As I returned inland, I decided to walk further towards the forest before going home. This turned out to be a master-stroke, because shortly after skidding over a patch of clammy weed, a female hen harrier swept past. She was quartering the rock outcrop behind, working methodically back and forth searching for prey. Unlike the herons she seemed unconcerned with my choice of head-wear, and almost immediately struck a Meadow pipit. She was only a few yards away – possibly the best view I’ve had. The RSPB recently released a statement that there was only one known successful breeding pair of hen harriers in England this year; there should be territory enough for around 320 pairs.

After watching her hunt, I decided to crack open the flask of tea (and why not?) I was just taking my first sip as a sleek object broke the surface of the loch and rippled towards me. Otter!

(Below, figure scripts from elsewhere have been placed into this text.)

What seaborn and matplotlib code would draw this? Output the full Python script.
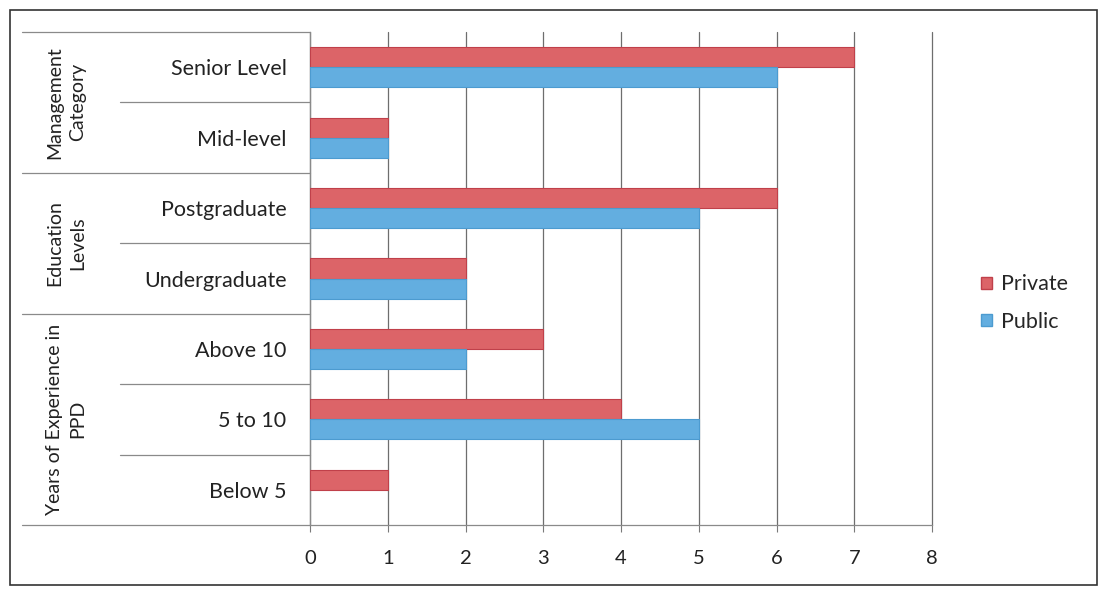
import matplotlib
matplotlib.use("Agg")
import matplotlib.pyplot as plt
import matplotlib.patches as mpatches
import seaborn as sns
import pandas as pd

# Data
categories = ["Senior Level", "Mid-level", "Postgraduate", "Undergraduate",
              "Above 10", "5 to 10", "Below 5"]
private_vals = [7, 1, 6, 2, 3, 4, 1]
public_vals = [6, 1, 5, 2, 2, 5, 0]
series_names = ["Private", "Public"]
group_labels = ["Management\nCategory", "Education\nLevels", "Years of Experience in\nPPD"]
group_spans = [(0, 1), (2, 3), (4, 6)]
x_ticks = [0, 1, 2, 3, 4, 5, 6, 7, 8]

df = pd.DataFrame({
    "Category": categories * 2,
    "Sector": [series_names[0]] * len(categories) + [series_names[1]] * len(categories),
    "Count": private_vals + public_vals,
})

sns.set_theme(style="white")
plt.rcParams["font.family"] = ["Lato", "DejaVu Sans"]

W, H = 1101, 590
fig = plt.figure(figsize=(W / 100, H / 100), dpi=100)
x0, x1, y0, y1 = 310, 932, 32, 525
ax = fig.add_axes([x0 / W, 1 - y1 / H, (x1 - x0) / W, (y1 - y0) / H])

palette = {"Private": "#dc6468", "Public": "#63aee0"}
edge = {"Private": "#c0404a", "Public": "#4c9bd0"}
sns.barplot(data=df, y="Category", x="Count", hue="Sector", order=categories,
            hue_order=series_names, palette=palette, width=0.57,
            orient="h", ax=ax, legend=False, saturation=1)
for cont, name in zip(ax.containers, series_names):
    for bar in cont:
        bar.set_edgecolor(edge[name])
        bar.set_linewidth(0.8 if bar.get_width() > 0 else 0)
        bar.set_zorder(3)

ax.set_xlim(0, 8)
ax.set_ylim(len(categories) - 0.5, -0.5)
ax.set_xticks(x_ticks)
ax.set_xlabel("")
ax.set_ylabel("")
ax.grid(axis="x", color="#6e6e6e", linewidth=0.9, zorder=0)
ax.grid(axis="y", visible=False)
ax.set_axisbelow(True)
for gl in ax.get_xgridlines():
    gl.set_clip_on(False)

for side in ["top", "right"]:
    ax.spines[side].set_visible(False)
ax.spines["bottom"].set_color("#8a8a8a")
ax.spines["bottom"].set_linewidth(0.9)
ax.spines["left"].set_color("#8a8a8a")
ax.spines["left"].set_linewidth(0.9)

ax.tick_params(axis="x", which="both", bottom=True, length=5, width=0.8,
               color="#7a7a7a", pad=13, labelsize=14.5, labelcolor="#222222")
ax.tick_params(axis="y", length=0, pad=17, labelsize=15.5, labelcolor="#222222")

# Category separators on the left side
ytr = ax.get_yaxis_transform()
long_x = (22 - x0) / (x1 - x0)
short_x = (120 - x0) / (x1 - x0)
long_b = [-0.5, 1.5, 3.5, 6.5]
short_b = [0.5, 2.5, 4.5, 5.5]
for b in long_b:
    ax.plot([long_x, 0], [b, b], transform=ytr, color="#8a8a8a", lw=0.9, clip_on=False)
for b in short_b:
    ax.plot([short_x, 0], [b, b], transform=ytr, color="#8a8a8a", lw=0.9, clip_on=False)

grp_x = (66 - x0) / (x1 - x0)
for lab, (a, b) in zip(group_labels, group_spans):
    ax.text(grp_x, (a + b) / 2, lab, transform=ytr, rotation=90, ha="center",
            va="center", multialignment="center", fontsize=14, color="#222222",
            linespacing=1.45)

handles = [mpatches.Patch(facecolor=palette[n], edgecolor=edge[n], label=n) for n in series_names]
fig.legend(handles=handles, loc="center left", bbox_to_anchor=(962 / W, 1 - 303 / H),
           frameon=False, fontsize=15.5, handlelength=0.5, handleheight=0.5,
           handletextpad=0.4, labelspacing=0.8)

# Outer frame
fig.patches.append(mpatches.Rectangle((10 / W, 5 / H), 1087 / W, 575 / H,
                                      transform=fig.transFigure, fill=False,
                                      edgecolor="#333333", linewidth=1.2))

fig.savefig("out.png", dpi=100)
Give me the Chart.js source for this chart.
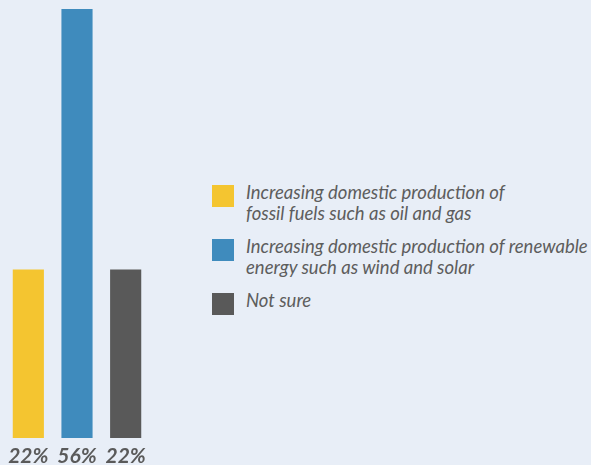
<!DOCTYPE html>
<html>
<head>
<meta charset="utf-8">
<script src="https://cdn.jsdelivr.net/npm/chart.js@4/dist/chart.umd.min.js"></script>
<style>
	body{margin:0;background:#e8eef7;width:591px;height:465px;overflow:hidden;position:relative;font-family:Lato,"Open Sans",sans-serif;}
	#chartBox{position:absolute;left:0;top:0;width:155px;height:465px;}
	#legend{position:absolute;left:212px;top:182px;}
	.item{position:relative;padding-left:34px;font-style:italic;font-size:18.5px;line-height:21px;color:#5d5d5d;margin-bottom:12px;white-space:nowrap;}
	.box{position:absolute;left:0;top:3px;width:22px;height:22px;}
</style>
</head>
<body>
<div id="chartBox"><canvas id="answers"></canvas></div>
<div id="legend"></div>
<script>
//응답 항목 (줄바꿈은 범례에서 그대로 사용)
var categories = [
	['Increasing domestic production of', 'fossil fuels such as oil and gas'],
	['Increasing domestic production of renewable', 'energy such as wind and solar'],
	['Not sure']
];
var values = [22, 56, 22]; //퍼센트
var barColors = ['#f4c530', '#3f8bbd', '#595959'];

//범례 그리기
function drawLegend(){
	var legend = document.getElementById('legend');
	categories.forEach(function(lines, i){
		var item = document.createElement('div');
		item.className = 'item';
		var box = document.createElement('span');
		box.className = 'box';
		box.style.background = barColors[i];
		item.appendChild(box);
		item.innerHTML += lines.join('<br>');
		legend.appendChild(item);
	});
}

//막대 아래 퍼센트 라벨
var percentLabels = {
	id: 'percentLabels',
	afterDatasetsDraw: function(chart){
		var c = chart.ctx;
		var xScale = chart.scales.x;
		c.save();
		c.font = 'italic bold 21px Lato';
		c.fillStyle = '#5a5a5a';
		c.textAlign = 'center';
		c.textBaseline = 'alphabetic';
		values.forEach(function(v, i){
			c.fillText(v + '%', xScale.getPixelForValue(i), chart.chartArea.bottom + 25);
		});
		c.restore();
	}
};

//막대 그래프
function drawBars(){
	var ctx = document.getElementById('answers');
	new Chart(ctx, {
		type: 'bar',
		data: {
			labels: categories.map(function(c){ return c.join(' '); }),
			datasets: [{
				data: values,
				backgroundColor: barColors,
				barPercentage: 0.64,
				categoryPercentage: 1
			}]
		},
		plugins: [percentLabels],
		options: {
			responsive: true,
			maintainAspectRatio: false,
			animation: false,
			layout: {padding: {left: 4, right: 5, top: 9, bottom: 27}},
			plugins: {legend: {display: false}, tooltip: {enabled: false}},
			scales: {
				x: {display: false},
				y: {display: false, min: 0, max: 56}
			}
		}
	});
}

drawLegend();
drawBars();
</script>
</body>
</html>
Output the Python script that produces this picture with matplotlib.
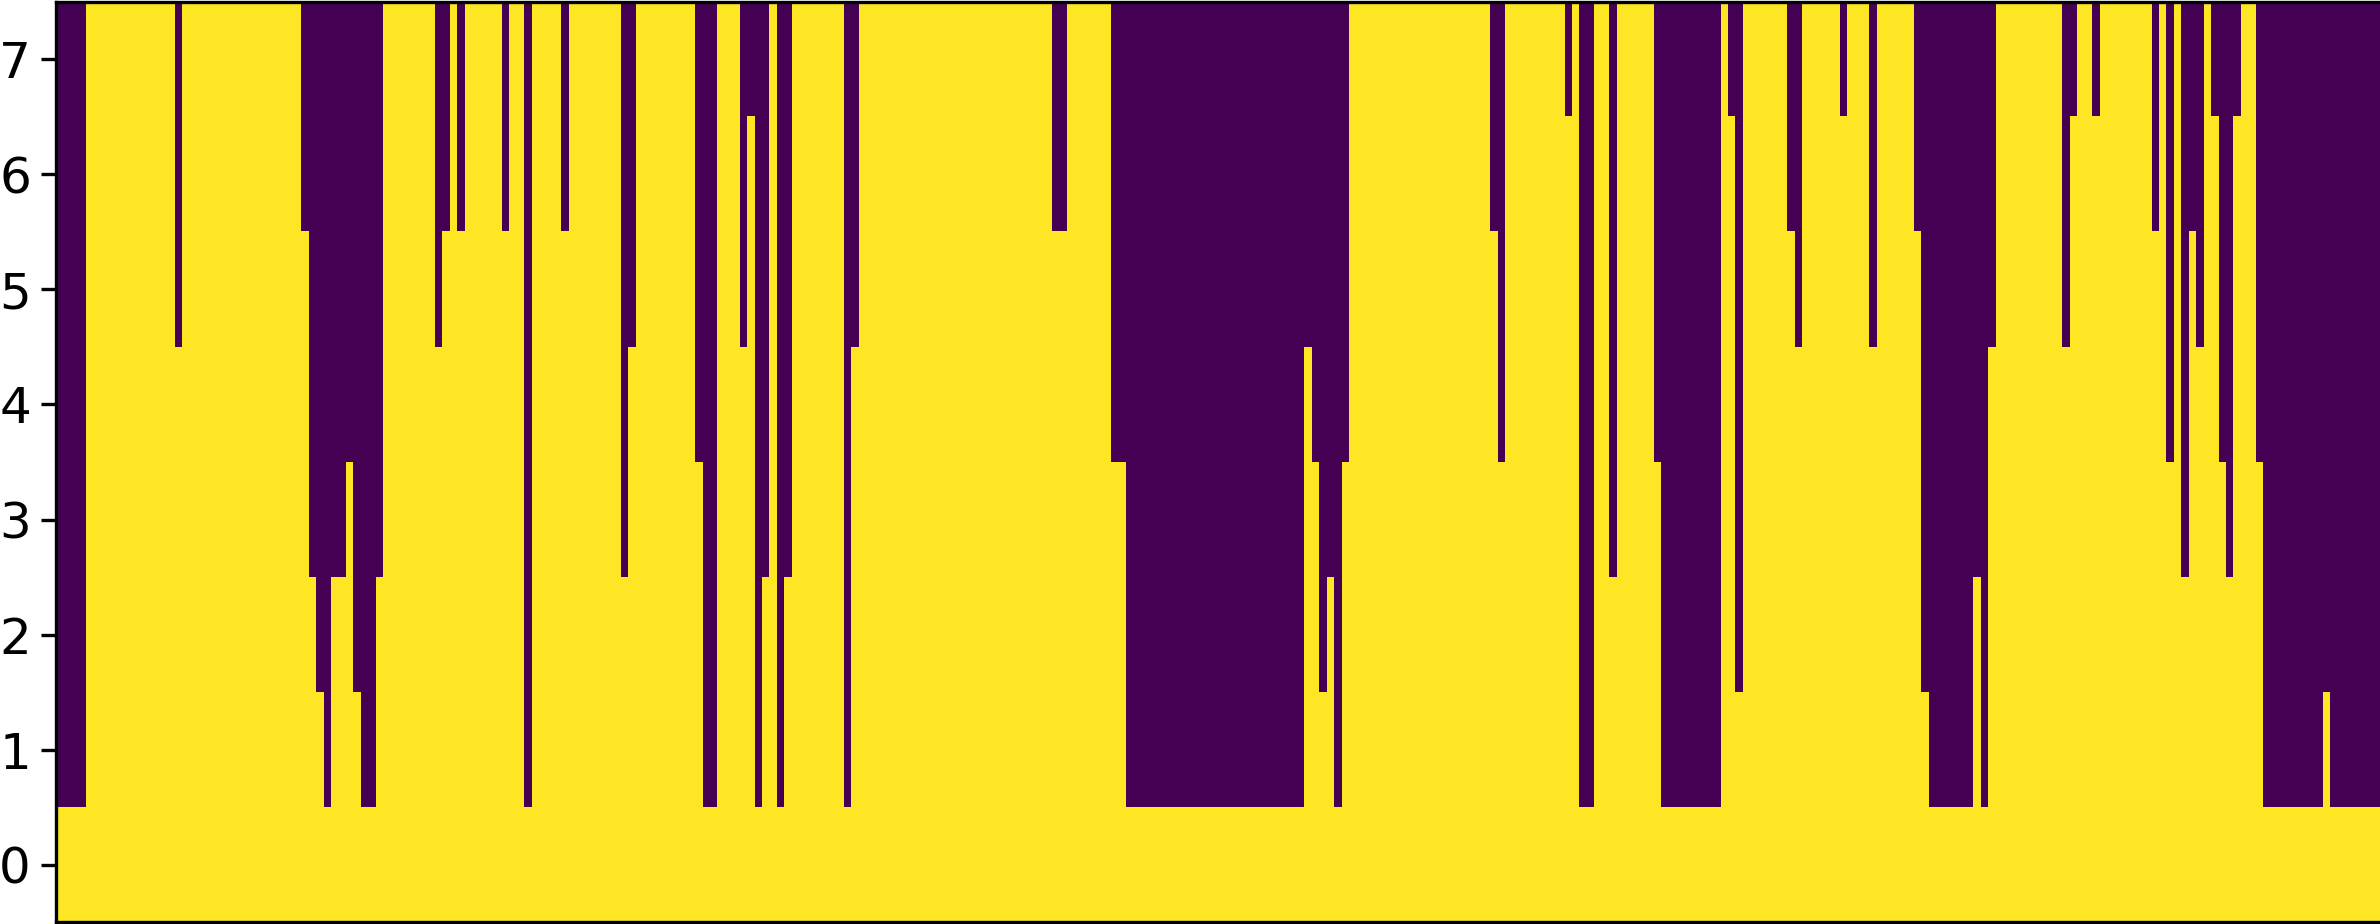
import numpy as np
import matplotlib
matplotlib.use("Agg")
import matplotlib.pyplot as plt

# Number of rows in the grid (y = 0 .. 7)
n_rows = 8

# Height of the yellow part of every column, left to right (8 = whole column yellow).
col_heights = [
    1, 1, 1, 1, 8, 8, 8, 8, 8, 8, 8, 8, 8, 8, 8, 8, 5, 8, 8, 8,
    8, 8, 8, 8, 8, 8, 8, 8, 8, 8, 8, 8, 8, 6, 3, 2, 1, 3, 3, 4,
    2, 1, 1, 3, 8, 8, 8, 8, 8, 8, 8, 5, 6, 8, 6, 8, 8, 8, 8, 8,
    6, 8, 8, 1, 8, 8, 8, 8, 6, 8, 8, 8, 8, 8, 8, 8, 3, 5, 8, 8,
    8, 8, 8, 8, 8, 8, 4, 1, 1, 8, 8, 8, 5, 7, 1, 3, 8, 1, 3, 8,
    8, 8, 8, 8, 8, 8, 1, 5, 8, 8, 8, 8, 8, 8, 8, 8, 8, 8, 8, 8,
    8, 8, 8, 8, 8, 8, 8, 8, 8, 8, 8, 8, 8, 8, 6, 6, 8, 8, 8, 8,
    8, 8, 4, 4, 1, 1, 1, 1, 1, 1, 1, 1, 1, 1, 1, 1, 1, 1, 1, 1,
    1, 1, 1, 1, 1, 1, 1, 1, 5, 4, 2, 3, 1, 4, 8, 8, 8, 8, 8, 8,
    8, 8, 8, 8, 8, 8, 8, 8, 8, 8, 8, 8, 8, 6, 4, 8, 8, 8, 8, 8,
    8, 8, 8, 7, 8, 1, 1, 8, 8, 3, 8, 8, 8, 8, 8, 4, 1, 1, 1, 1,
    1, 1, 1, 1, 8, 7, 2, 8, 8, 8, 8, 8, 8, 6, 5, 8, 8, 8, 8, 8,
    7, 8, 8, 8, 5, 8, 8, 8, 8, 8, 6, 2, 1, 1, 1, 1, 1, 1, 3, 1,
    5, 8, 8, 8, 8, 8, 8, 8, 8, 8, 5, 7, 8, 8, 7, 8, 8, 8, 8, 8,
    8, 8, 6, 8, 4, 8, 3, 6, 5, 8, 7, 4, 3, 7, 8, 8, 4, 1, 1, 1,
    1, 1, 1, 1, 1, 2, 1, 1, 1, 1, 1, 1, 1,
]

y_ticks = [0, 1, 2, 3, 4, 5, 6, 7]

# Build the 0/1 grid: 1 (yellow) below each column's height, 0 (purple) above.
heights = np.array(col_heights)
grid = (np.arange(n_rows)[:, None] < heights[None, :]).astype(int)

W, H, DPI = 2380, 924, 300
fig = plt.figure(figsize=(W / DPI, H / DPI), dpi=DPI)
ax = fig.add_axes([56 / W, 1.6 / H, (2381.5 - 56) / W, (H - 3.2) / H])

ax.imshow(grid, origin="lower", aspect="auto", cmap="viridis",
          interpolation="nearest", vmin=0, vmax=1)
ax.set_yticks(y_ticks)
ax.set_xticks([])
ax.tick_params(axis="y", labelsize=12, pad=2.5)

fig.savefig("out.png", dpi=DPI)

Each time it submerged, there was a little wave and a slap of its tail – it looked to be quite a small individual, so I would guess female. I actually saw it bring a mullet up, cheerfully crunch off its head and devour the rest with alarming speed. After a time she came out of the water, only 20 yards away. She seemed completely oblivious to my presence and carried on grooming and rolling about on the pebbles.

On my way home, I saw a female kestrel, a female sparrowhawk and one unhappy buzzard (being bothered by the ubiquitous Meadow pipits). A few red deer hinds also skittered across my path just before I arrived back at the Standing Stone field.

All in all, I call that a successful first day at work.